The offshore renminbi is poised for a record run of trading at a stronger level against the US dollar than its onshore cousin, in a key development that could aid Beijing’s efforts to slow outflows from the mainland.
A weaker offshore rate has been the norm since China’s unexpected devaluation of its currency in August 2015. It has also been a strong driver of mainland outflows since it signals that international investors expect the currency to weaken further, encouraging Chinese citizens to move funds offshore.
But Thursday is the eighth day that the offshore renminbi has traded at stronger levels than in the onshore market; a ninth day on Friday would mark the longest run since the 2015 devaluation.
In December, China tightened controls on capital outflows in an effort to slow the depreciation of its currency. Large transactions will be more closely scrutinised, while extra paperwork was added to the process for individuals to use their $50,000 per year limit for foreign exchange.
Last week the offshore renminbi recorded its biggest two-day gain against the dollar since the offshore market was introduced in 2010, surpassing the onshore level in the process. The move confounded expectations that the Chinese currency would continue its weakening trend of last year, when the offshore rate lost 5.8 per cent and the onshore declined by 6.5 per cent.
Traders and analysts have speculated the early-year drama has been spurred by intervention in the foreign exchange market — something the People’s Bank of China never confirms or denies — and that any action was designed to engineer the stronger offshore rate.
“That’s what China has done much better this year — manage the offshore rate,” said the regional head of currency trading at one bank. “Big renminbi developments never happen because of offshore speculators; it’s all about people onshore having confidence in the signals they see in the offshore market.”
In early afternoon trading on Thursday, the offshore renminbi traded at Rmb6.8915 against the dollar, while the onshore rate stood at Rmb6.9095.
The onshore market is technically far more tightly controlled, with the Chinese currency permitted to trade 2 per cent either side of a midpoint against the dollar fixed daily by Beijing.

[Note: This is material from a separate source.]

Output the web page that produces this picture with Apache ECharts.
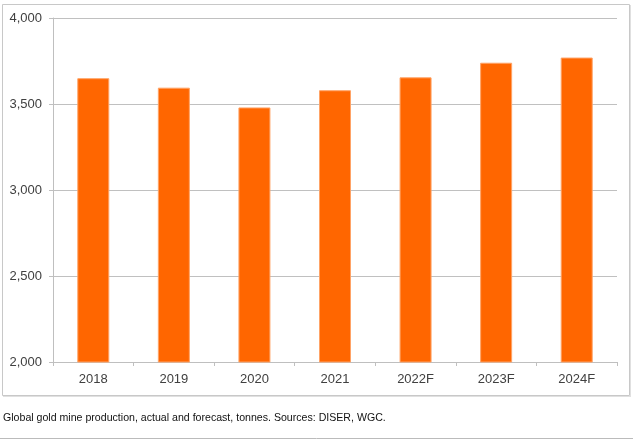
<!DOCTYPE html>
<html>
<head>
<meta charset="utf-8">
<script src="https://cdn.jsdelivr.net/npm/echarts@6/dist/echarts.min.js"></script>
<style>
html,body{margin:0;padding:0;background:#fff;}
#c{width:640px;height:441px;}
</style>
</head>
<body>
<div id="c"></div>
<script>
var categories = ['2018', '2019', '2020', '2021', '2022F', '2023F', '2024F'];
var production = [3650, 3595, 3480, 3580, 3655, 3740, 3770];
var yTicks = [2000, 2500, 3000, 3500, 4000];
var caption = 'Global gold mine production, actual and forecast, tonnes. Sources: DISER, WGC.';

var chart = echarts.init(document.getElementById('c'), null, {renderer: 'canvas'});
chart.setOption({
  animation: false,
  backgroundColor: '#ffffff',
  grid: {left: 53, right: 23, top: 18, bottom: 79, containLabel: false},
  xAxis: {
    type: 'category',
    data: categories,
    boundaryGap: true,
    axisLine: {show: true, lineStyle: {color: '#BFBFBF', width: 1}},
    axisTick: {show: true, length: 4, alignWithLabel: false, lineStyle: {color: '#BFBFBF'}},
    axisLabel: {color: '#404040', fontFamily: 'Liberation Sans, Arial, sans-serif', fontSize: 13, margin: 11},
    splitLine: {show: false}
  },
  yAxis: {
    type: 'value',
    min: yTicks[0],
    max: yTicks[yTicks.length - 1],
    interval: yTicks[1] - yTicks[0],
    axisLine: {show: true, lineStyle: {color: '#BFBFBF', width: 1}},
    axisTick: {show: true, length: 4, lineStyle: {color: '#BFBFBF'}},
    axisLabel: {
      color: '#404040', fontFamily: 'Liberation Sans, Arial, sans-serif', fontSize: 13, margin: 11,
      formatter: function (v) { return v.toLocaleString('en-US'); }
    },
    splitLine: {show: true, lineStyle: {color: '#C0C0C0', width: 1}}
  },
  series: [{
    type: 'bar',
    data: production,
    barWidth: 32,
    itemStyle: {color: '#FF6600', borderColor: '#FFA366', borderWidth: 1}
  }],
  graphic: [
    {type: 'rect', shape: {x: 2.5, y: 4.5, width: 627, height: 391}, style: {fill: null, stroke: '#C8C8C8', lineWidth: 1}, z: -1},
    {type: 'line', shape: {x1: 630.5, y1: 5, x2: 630.5, y2: 396.5}, style: {stroke: '#E0E0E0', lineWidth: 1}, z: -1},
    {type: 'line', shape: {x1: 3, y1: 396.5, x2: 631, y2: 396.5}, style: {stroke: '#E0E0E0', lineWidth: 1}, z: -1},
    {type: 'text', left: 3, top: 413, style: {text: caption, font: '10.6px "Liberation Sans", Arial, sans-serif', fill: '#111111'}},
    {type: 'line', shape: {x1: 0, y1: 438.5, x2: 633, y2: 438.5}, style: {stroke: '#BBBBBB', lineWidth: 1}}
  ]
});
</script>
</body>
</html>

But the amount of renminbi held offshore has fallen by more than a fifth in the past year, making it in theory far easier for an intervention-minded central bank to control its currency’s direction.
Last week the offshore cost of borrowing renminbi overnight in Hong Kong spiked to near-record levels at 61.33 per cent, making it painfully expensive for anyone betting on a weakening renminbi to borrow the currency to sell short. That rate was the second highest, just shy of the record 66.8 per cent hit in January 2016 when the PBoC was believed to be intervening to stem a sharp drop in the renminbi that threatened to destabilise world markets.
On Thursday, the Hong Kong interbank offered rate (Hibor) for overnight lending in renminbi, had dropped to 2.68 per cent, close to its usual range of 1 and 2 per cent.